La remontrance, œuvre de Pym, verbeuse, mais forte, substantielle, pleine de faits exposés avec une ardeur contenue, une gravité qui impose, une conviction communicative, était une apologie, une censure, un programme. Prenant un à un les grands traits du règne, les communes en signalaient les abus révoltans, les tendances oppressives. L’histoire des trois premiers parlemens, rapidement esquissée, montrait assez comment les garanties constitutionnelles avaient été respectées ; la violation de la pétition de droit, sanctionnée par le monarque, était rappelée avec amertume, et à ce sujet Pym évoquait le sinistre fantôme d’Eliot, ce martyr que la foule avait déjà oublié, mais dont Hampden et lui gardaient précieusement la mémoire. « Son sang crie encore vengeance ! » disait l’intrépide leader, et les communes, se levant pour voter la clause, répétaient à leur tour : Son sang crie vengeance !…
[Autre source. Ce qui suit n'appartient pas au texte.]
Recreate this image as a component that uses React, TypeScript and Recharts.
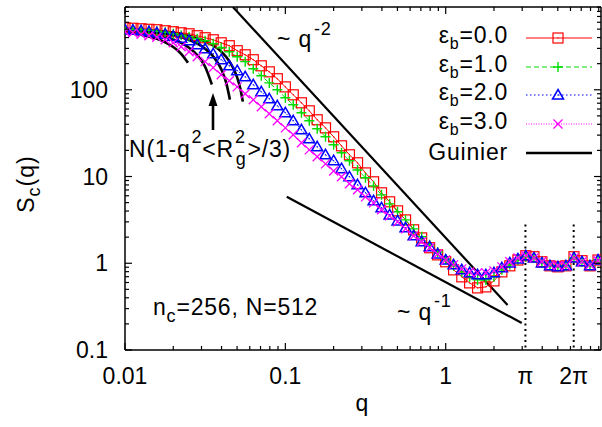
import React from 'react';
import { ComposedChart, Line, XAxis, YAxis } from 'recharts';

// wave vectors of the simulation data
const q = [
  0.01, 0.0112, 0.0126, 0.0141, 0.0158, 0.0178, 0.02, 0.0224, 0.0251, 0.0282,
  0.0316, 0.0355, 0.0398, 0.0447, 0.0501, 0.0562, 0.0631, 0.0708, 0.0794, 0.0891,
  0.1, 0.112, 0.126, 0.141, 0.158, 0.178, 0.2, 0.224, 0.251, 0.282,
  0.316, 0.355, 0.398, 0.447, 0.501, 0.562, 0.631, 0.708, 0.794, 0.891,
  1.0, 1.12, 1.26, 1.41, 1.58, 1.78, 2.0, 2.24, 2.51, 2.82,
  3.16, 3.55, 3.98, 4.47, 5.01, 5.62, 6.31, 7.08, 7.94, 8.91,
];

// S_c(q) for eps_b = 0.0, 1.0, 2.0, 3.0
const eps0 = [
  519, 512, 505, 498, 492, 479, 467, 454, 442, 420,
  398, 377, 348, 322, 282, 253, 222, 189, 161, 134,
  108, 87.5, 70.8, 57.2, 45.1, 36.4, 28.7, 22.6, 17.8, 14.4,
  11.0, 8.69, 6.49, 5.11, 4.02, 3.16, 2.43, 1.96, 1.51, 1.25,
  1.04, 0.839, 0.697, 0.594, 0.52, 0.534, 0.626, 0.796, 0.934, 1.09,
  1.22, 1.19, 1.04, 0.934, 0.909, 0.934, 1.19, 1.07, 0.934, 1.09,
];
const eps1 = [
  505, 498, 492, 486, 473, 461, 442, 425, 409, 388,
  368, 339, 305, 274, 240, 211, 175, 145, 120, 100,
  80.9, 67.1, 54.3, 43.9, 35.5, 28.7, 23.2, 18.8, 15.2, 11.9,
  9.66, 7.81, 6.15, 4.84, 3.92, 3.16, 2.49, 2.02, 1.63, 1.35,
  1.12, 0.934, 0.796, 0.697, 0.643, 0.643, 0.697, 0.839, 0.959, 1.09,
  1.19, 1.15, 1.01, 0.934, 0.909, 0.934, 1.15, 1.04, 0.934, 1.09,
];
const eps2 = [
  492, 486, 479, 467, 454, 437, 414, 393, 368, 331,
  297, 260, 222, 189, 166, 141, 114, 94.8, 78.7, 65.3,
  54.3, 43.9, 34.5, 27.2, 22.0, 17.8, 15.2, 12.3, 9.93, 8.02,
  6.49, 5.25, 4.36, 3.61, 3.08, 2.56, 2.07, 1.77, 1.55, 1.28,
  1.09, 0.959, 0.839, 0.775, 0.735, 0.735, 0.775, 0.885, 1.01, 1.12,
  1.22, 1.15, 1.01, 0.934, 0.909, 0.934, 1.15, 1.04, 0.934, 1.09,
];
const eps3 = [
  467, 454, 437, 420, 403, 377, 348, 314, 274, 240,
  211, 180, 149, 127, 108, 89.9, 76.7, 63.6, 52.8, 43.9,
  36.4, 30.3, 24.5, 20.3, 16.9, 14.0, 11.6, 9.93, 8.24, 7.03,
  5.83, 4.97, 4.13, 3.52, 3.0, 2.49, 2.07, 1.77, 1.51, 1.28,
  1.09, 0.959, 0.861, 0.796, 0.775, 0.775, 0.817, 0.909, 1.04, 1.15,
  1.22, 1.15, 1.04, 0.959, 0.934, 0.934, 1.15, 1.04, 0.959, 1.07,
];

// Guinier curves
const guinierQ1 = [0.01, 0.0126, 0.0158, 0.0178, 0.02, 0.0224, 0.0247];
const guinierS1 = [462, 432, 386, 353, 311, 260, 205];
const guinierQ2 = [0.01, 0.0141, 0.0178, 0.02, 0.0224, 0.0251, 0.0282, 0.0316, 0.0348];
const guinierS2 = [479, 447, 408, 381, 347, 305, 251, 184, 115];
const guinierQ3 = [0.01, 0.0158, 0.02, 0.0251, 0.0282, 0.0316, 0.0355, 0.0398, 0.0428, 0.0451];
const guinierS3 = [491, 459, 426, 377, 342, 298, 242, 173, 120, 77];
const guinierQ4 = [0.01, 0.02, 0.0251, 0.0316, 0.0355, 0.0398, 0.0447, 0.05, 0.0525, 0.0543];
const guinierS4 = [497, 453, 418, 363, 324, 276, 214, 140, 101, 73];

// power-law guide lines
const slope2Q = [0.0471, 2.43];
const slope2S = [900, 0.331];
const slope1Q = [0.102, 2.98];
const slope1S = [5.83, 0.205];

// dotted markers at pi and 2 pi
const piMarkQ = [Math.PI, 2 * Math.PI];
const piMarkS = [2.8, 0.1];

// axis ticks
const xMajor = [0.01, 0.1, 1];
const xMinor = [
  0.02, 0.03, 0.04, 0.05, 0.06, 0.07, 0.08, 0.09,
  0.2, 0.3, 0.4, 0.5, 0.6, 0.7, 0.8, 0.9,
  2, 3, 4, 5, 6, 7, 8, 9,
];
const xLabelValues = [0.01, 0.1, 1, Math.PI, 2 * Math.PI];
const xLabelNames = ['0.01', '0.1', '1', 'π', '2π'];
const yMajor = [0.1, 1, 10, 100];
const yMinor = [
  0.2, 0.3, 0.4, 0.5, 0.6, 0.7, 0.8, 0.9,
  2, 3, 4, 5, 6, 7, 8, 9,
  20, 30, 40, 50, 60, 70, 80, 90,
  200, 300, 400, 500, 600, 700, 800, 900,
];
const yLabelNames = ['0.1', '1', '10', '100'];

const legendNames = ['0.0', '1.0', '2.0', '3.0'];

const W = 602;
const H = 427;
const FONT = '"Liberation Sans", Arial, Helvetica, sans-serif';
const FS = 23;
const SUB = 18;

const rows = q.map((v, i) => ({ q: v, e0: eps0[i], e1: eps1[i], e2: eps2[i], e3: eps3[i] }));
const pts = (xs: number[], ys: number[]) => xs.map((v, i) => ({ q: v, s: ys[i] }));

const near = (a: number, b: number) => Math.abs(a - b) <= 1e-6 * Math.abs(b);

function Square({ cx, cy, color }: any) {
  return (
    <g>
      <rect x={cx - 5} y={cy - 5} width={10} height={10} fill="none" stroke={color} strokeWidth={1.2} />
      <rect x={cx - 0.6} y={cy - 0.6} width={1.2} height={1.2} fill={color} />
    </g>
  );
}
function Plus({ cx, cy, color }: any) {
  return (
    <path d={`M${cx - 5},${cy}H${cx + 5}M${cx},${cy - 5}V${cy + 5}`} stroke={color} strokeWidth={1.4} fill="none" />
  );
}
function Triangle({ cx, cy, color }: any) {
  return (
    <g>
      <path d={`M${cx},${cy - 5.5}L${cx + 5.5},${cy + 4}L${cx - 5.5},${cy + 4}Z`} fill="none" stroke={color} strokeWidth={1.5} />
      <rect x={cx - 0.6} y={cy - 0.6} width={1.2} height={1.2} fill={color} />
    </g>
  );
}
function Cross({ cx, cy, color }: any) {
  return (
    <path d={`M${cx - 4.5},${cy - 4.5}L${cx + 4.5},${cy + 4.5}M${cx - 4.5},${cy + 4.5}L${cx + 4.5},${cy - 4.5}`} stroke={color} strokeWidth={1.3} fill="none" />
  );
}

const series = [
  { key: 'e0', color: '#ff0000', dash: undefined, Mark: Square },
  { key: 'e1', color: '#00dd00', dash: '5 3', Mark: Plus },
  { key: 'e2', color: '#0000ff', dash: '1.5 2.5', Mark: Triangle },
  { key: 'e3', color: '#ff00ff', dash: '1 1.5', Mark: Cross },
];

function BottomTick(props: any) {
  const { x, y, payload } = props;
  const v = payload.value;
  const major = xMajor.some((m) => near(v, m));
  const li = xLabelValues.findIndex((m) => near(v, m));
  const special = li >= 3;
  return (
    <g>
      {!special && <line x1={x} x2={x} y1={y} y2={y - (major ? 7 : 4)} stroke="#000" strokeWidth={1.2} />}
      {li >= 0 && (
        <text x={x} y={y + 34} textAnchor="middle" fontSize={FS} fontFamily={FONT} fill="#000">
          {xLabelNames[li]}
        </text>
      )}
    </g>
  );
}
function TopTick(props: any) {
  const { x, y, payload } = props;
  const major = xMajor.some((m) => near(payload.value, m));
  return <line x1={x} x2={x} y1={y} y2={y + (major ? 7 : 4)} stroke="#000" strokeWidth={1.2} />;
}
function LeftTick(props: any) {
  const { x, y, payload } = props;
  const li = yMajor.findIndex((m) => near(payload.value, m));
  return (
    <g>
      <line x1={x} x2={x + (li >= 0 ? 7 : 4)} y1={y} y2={y} stroke="#000" strokeWidth={1.2} />
      {li >= 0 && (
        <text x={x - 17} y={y + 8} textAnchor="end" fontSize={FS} fontFamily={FONT} fill="#000">
          {yLabelNames[li]}
        </text>
      )}
    </g>
  );
}
function RightTick(props: any) {
  const { x, y, payload } = props;
  const major = yMajor.some((m) => near(payload.value, m));
  return <line x1={x} x2={x - (major ? 7 : 4)} y1={y} y2={y} stroke="#000" strokeWidth={1.2} />;
}

function Legend() {
  const rowsY = [38, 67, 95, 124, 153];
  return (
    <g letterSpacing={0.8}>
      {series.map((s, i) => (
        <g key={s.key}>
          <text x={508} y={rowsY[i] + 5} textAnchor="end">
            ε<tspan fontSize={16} dy={5.5}>b</tspan>
            <tspan dy={-5.5}>={legendNames[i]}</tspan>
          </text>
          <line x1={526} x2={592} y1={rowsY[i]} y2={rowsY[i]} stroke={s.color} strokeWidth={1} strokeDasharray={s.dash} />
          <s.Mark cx={558} cy={rowsY[i]} color={s.color} />
        </g>
      ))}
      <text x={508} y={rowsY[4] + 6.5} textAnchor="end">Guinier</text>
      <line x1={526} x2={592} y1={rowsY[4]} y2={rowsY[4]} stroke="#000" strokeWidth={2.5} />
    </g>
  );
}

export default function App() {
  const xTicks = [...xMajor, ...xMinor, Math.PI, 2 * Math.PI].sort((a, b) => a - b);
  const xTopTicks = [...xMajor, ...xMinor].sort((a, b) => a - b);
  const yTicks = [...yMajor, ...yMinor].sort((a, b) => a - b);
  const guinier = [
    pts(guinierQ1, guinierS1),
    pts(guinierQ2, guinierS2),
    pts(guinierQ3, guinierS3),
    pts(guinierQ4, guinierS4),
  ];
  return (
    <div style={{ position: 'absolute', left: 0, top: 0, width: W, height: H, background: '#fff' }}>
      <ComposedChart width={W} height={H} data={rows} margin={{ top: 6, right: 0, bottom: 0, left: 0 }}>
        <XAxis
          dataKey="q"
          type="number"
          scale="log"
          domain={[0.01, 9.3]}
          allowDataOverflow
          ticks={xTicks}
          interval={0}
          height={77}
          tickSize={0}
          tickMargin={0}
          tickLine={false}
          tick={<BottomTick />}
          axisLine={{ stroke: '#000', strokeWidth: 1.5 }}
        />
        <XAxis
          xAxisId="top"
          orientation="top"
          dataKey="q"
          type="number"
          scale="log"
          domain={[0.01, 9.3]}
          allowDataOverflow
          ticks={xTopTicks}
          interval={0}
          height={1}
          tickSize={0}
          tickMargin={0}
          tickLine={false}
          tick={<TopTick />}
          axisLine={{ stroke: '#000', strokeWidth: 1.5 }}
        />
        <YAxis
          type="number"
          scale="log"
          domain={[0.1, 900]}
          allowDataOverflow
          ticks={yTicks}
          interval={0}
          width={125}
          tickSize={0}
          tickMargin={0}
          tickLine={false}
          tick={<LeftTick />}
          axisLine={{ stroke: '#000', strokeWidth: 1.5 }}
        />
        <YAxis
          yAxisId="right"
          orientation="right"
          type="number"
          scale="log"
          domain={[0.1, 900]}
          allowDataOverflow
          ticks={yTicks}
          interval={0}
          width={1}
          tickSize={0}
          tickMargin={0}
          tickLine={false}
          tick={<RightTick />}
          axisLine={{ stroke: '#000', strokeWidth: 1.5 }}
        />
        {series.map((s) => (
          <Line
            key={s.key}
            dataKey={s.key}
            type="linear"
            stroke={s.color}
            strokeWidth={1}
            strokeDasharray={s.dash}
            isAnimationActive={false}
            activeDot={false}
            dot={(p: any) => <s.Mark key={`${s.key}-${p.index}`} cx={p.cx} cy={p.cy} color={s.color} />}
          />
        ))}
        {guinier.map((g, i) => (
          <Line
            key={`g${i}`}
            data={g}
            dataKey="s"
            type="monotone"
            stroke="#000"
            strokeWidth={2.6}
            dot={false}
            activeDot={false}
            isAnimationActive={false}
          />
        ))}
        <Line data={pts(slope2Q, slope2S)} dataKey="s" stroke="#000" strokeWidth={2.2} dot={false} activeDot={false} isAnimationActive={false} />
        <Line data={pts(slope1Q, slope1S)} dataKey="s" stroke="#000" strokeWidth={2.2} dot={false} activeDot={false} isAnimationActive={false} />
        {piMarkQ.map((m, i) => (
          <Line
            key={`pi${i}`}
            data={pts([m, m], piMarkS)}
            dataKey="s"
            stroke="#000"
            strokeWidth={2}
            strokeDasharray="2 3.5"
            dot={false}
            activeDot={false}
            isAnimationActive={false}
          />
        ))}
      </ComposedChart>
      <svg
        width={W}
        height={H}
        style={{ position: 'absolute', left: 0, top: 0, pointerEvents: 'none' }}
        fontFamily={FONT}
        fontSize={FS}
        fill="#000"
      >
        <text transform="translate(34,184) rotate(-90)" textAnchor="middle" letterSpacing={1}>
          S<tspan fontSize={SUB} dy={6}>c</tspan>
          <tspan dy={-6}>(q)</tspan>
        </text>
        <text x={362} y={411} textAnchor="middle">q</text>
        <text x={277} y={47} letterSpacing={0.8}>
          ~ q<tspan fontSize={SUB} dx={2} dy={-12}>-2</tspan>
        </text>
        <text x={397} y={320} letterSpacing={0.8}>
          ~ q<tspan fontSize={SUB} dx={2} dy={-13}>-1</tspan>
        </text>
        <text x={129} y={157} letterSpacing={0.8}>
          N(1-q<tspan fontSize={SUB} dx={1} dy={-14}>2</tspan>
          <tspan dy={14}>&lt;R</tspan>
          <tspan fontSize={SUB} dx={1} dy={-14}>2</tspan>
          <tspan fontSize={SUB} dx={-10} dy={22}>g</tspan>
          <tspan dx={1} dy={-8}>&gt;/3)</tspan>
        </text>
        <text x={153} y={315} letterSpacing={0.8}>
          n<tspan fontSize={SUB} dy={7}>c</tspan>
          <tspan dy={-7}>=256, N=512</tspan>
        </text>
        <line x1={213} x2={213} y1={130} y2={104} stroke="#000" strokeWidth={2.6} />
        <path d="M213,93L217.5,106L208.5,106Z" fill="#000" />
        <Legend />
      </svg>
    </div>
  );
}
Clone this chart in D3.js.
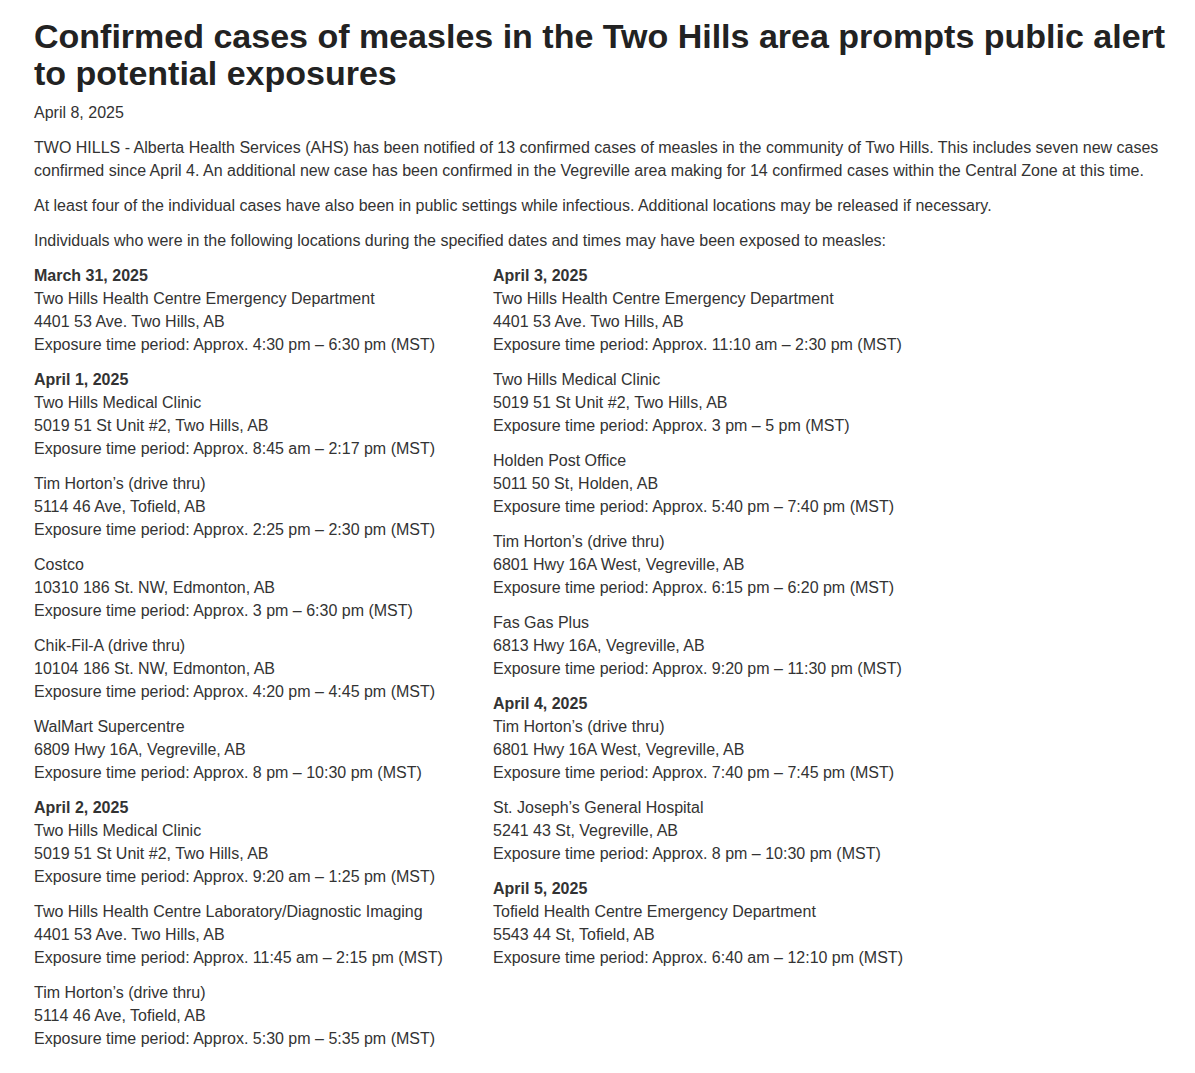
<!DOCTYPE html>
<html><head><meta charset="utf-8">
<script src="https://cdn.jsdelivr.net/npm/d3@7"></script>
<style>
body{margin:0;background:#fff;font-family:"Liberation Sans",Arial,sans-serif;color:#333;}
#page{position:absolute;left:34px;top:18px;width:1150px;}
h1{font-size:34px;line-height:37px;margin:0 0 9px 0;font-weight:bold;color:#222;}
p{font-size:16px;line-height:23px;margin:0 0 12px 0;}
.cols{display:flex;}
.col{width:459px;}
.blk{font-size:16px;line-height:23px;margin-bottom:12px;}
.d{font-weight:bold;}
</style></head><body><div id="page"></div>
<script>
const title = "Confirmed cases of measles in the Two Hills area prompts public alert to potential exposures";
const paragraphs = [
 "April 8, 2025",
 "TWO HILLS - Alberta Health Services (AHS) has been notified of 13 confirmed cases of measles in the community of Two Hills. This includes seven new cases confirmed since April 4. An additional new case has been confirmed in the Vegreville area making for 14 confirmed cases within the Central Zone at this time.",
 "At least four of the individual cases have also been in public settings while infectious. Additional locations may be released if necessary.",
 "Individuals who were in the following locations during the specified dates and times may have been exposed to measles:"
];
const column1 = [
 ["March 31, 2025","Two Hills Health Centre Emergency Department","4401 53 Ave. Two Hills, AB","4:30 pm – 6:30 pm"],
 ["April 1, 2025","Two Hills Medical Clinic","5019 51 St Unit #2, Two Hills, AB","8:45 am – 2:17 pm"],
 [null,"Tim Horton’s (drive thru)","5114 46 Ave, Tofield, AB","2:25 pm – 2:30 pm"],
 [null,"Costco","10310 186 St. NW, Edmonton, AB","3 pm – 6:30 pm"],
 [null,"Chik-Fil-A (drive thru)","10104 186 St. NW, Edmonton, AB","4:20 pm – 4:45 pm"],
 [null,"WalMart Supercentre","6809 Hwy 16A, Vegreville, AB","8 pm – 10:30 pm"],
 ["April 2, 2025","Two Hills Medical Clinic","5019 51 St Unit #2, Two Hills, AB","9:20 am – 1:25 pm"],
 [null,"Two Hills Health Centre Laboratory/Diagnostic Imaging","4401 53 Ave. Two Hills, AB","11:45 am – 2:15 pm"],
 [null,"Tim Horton’s (drive thru)","5114 46 Ave, Tofield, AB","5:30 pm – 5:35 pm"]
];
const column2 = [
 ["April 3, 2025","Two Hills Health Centre Emergency Department","4401 53 Ave. Two Hills, AB","11:10 am – 2:30 pm"],
 [null,"Two Hills Medical Clinic","5019 51 St Unit #2, Two Hills, AB","3 pm – 5 pm"],
 [null,"Holden Post Office","5011 50 St, Holden, AB","5:40 pm – 7:40 pm"],
 [null,"Tim Horton’s (drive thru)","6801 Hwy 16A West, Vegreville, AB","6:15 pm – 6:20 pm"],
 [null,"Fas Gas Plus","6813 Hwy 16A, Vegreville, AB","9:20 pm – 11:30 pm"],
 ["April 4, 2025","Tim Horton’s (drive thru)","6801 Hwy 16A West, Vegreville, AB","7:40 pm – 7:45 pm"],
 [null,"St. Joseph’s General Hospital","5241 43 St, Vegreville, AB","8 pm – 10:30 pm"],
 ["April 5, 2025","Tofield Health Centre Emergency Department","5543 44 St, Tofield, AB","6:40 am – 12:10 pm"]
];
const page = d3.select("#page");
page.append("h1").text(title);
page.selectAll("p").data(paragraphs).join("p").text(d=>d);
const cols = page.append("div").attr("class","cols");
[column1,column2].forEach(c=>{
  const col = cols.append("div").attr("class","col");
  const b = col.selectAll(".blk").data(c).join("div").attr("class","blk");
  b.each(function(d){
    const s=d3.select(this);
    if(d[0]) s.append("div").attr("class","d").text(d[0]);
    s.append("div").text(d[1]);
    s.append("div").text(d[2]);
    s.append("div").text("Exposure time period: Approx. "+d[3]+" (MST)");
  });
});
</script></body></html>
Venait ensuite le gouvernement de prérogative, le gouvernement sans contrôle et sans lois, imposé à l’Angleterre pendant onze années consécutives : droits féodaux rétablis, chartes violées, extorsions

  1. Dans la collection de Rushworth, la grande remontrance, imprimée tout au long, ne remplit pas moins de quinze pages in-folio. On ne s’explique guère comment un document si essentiel a été négligé par les historiens. Hallam et Lingard ne lui consacrent, que quelques lignes. Godwin le passe absolument sous silence. Disraeli (dans les Commentaires dont nous avons parlé) le présente sous un jour absolument faux, et en dénature le contenu. Macaulay et Carlyle n’en parlent qu’incidemment.